Siri is a company project whose ideology is that everything should just work. And it really works if the user guesses with grammar and vocabulary. If it does not guess, the system, without any indication of what went wrong and how to correct the behavior, simply stops working.
At the same time great emphasis is placed on personality. Voice quality, jokes, funny comments when performing common tasks are sometimes really impressive. It creates feeling that in front of you real person. User become relaxed and tries to interact with Siri as a person. But when the system starts to react differently than user expects, the perception decreases sharply. He thinks that his actions are not approved or they are just laughing at him. And it is much worse than if user from very beginning see Siri as a system.
Google considered it safer not to try to imitate personality, to show that in front of user is simply a high-tech software product that does not even have a name (OK, Google).
The future of voice interfaces
In the nearest future, voice interaction will become more common in almost all areas of activity.
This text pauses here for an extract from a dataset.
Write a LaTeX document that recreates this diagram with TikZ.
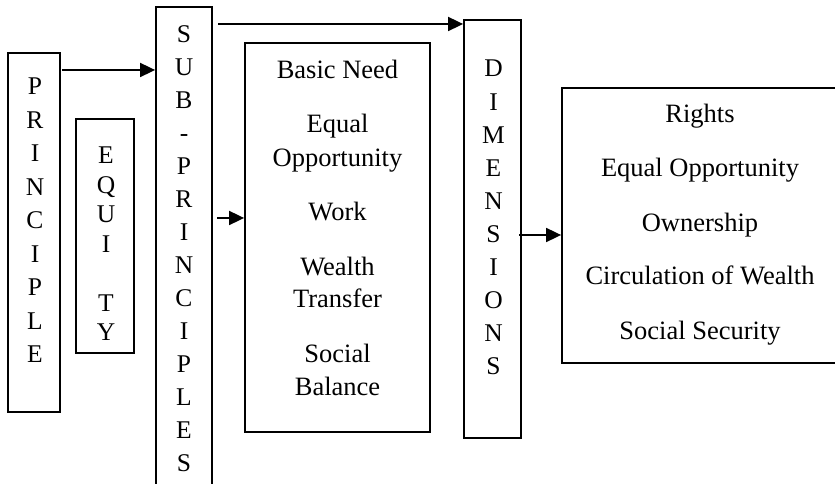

Devices capable of recognizing voice and generating it are rapidly becoming cheaper with the development of voice assistants and the ubiquitous spread of the Internet. However, most often these will be highly specialized use cases. When the user understands, for example, that it is not necessary to ask a weather forecast from an automated kiosk selling ice cream.
Attempts to imitate the ability of voice assistants to answer any question or to perform any action that we can already perform using the visual interface won’t stop. But this is unlikely to work exactly as we imagine. In dialogue and with ordinary people, we often encounter misunderstandings, so what to say about machines. The problem of creating “real” artificial intelligence, which would completely solve all the problems of voice interaction, is connected with this — we simply do not fully understand how the brain and the human work.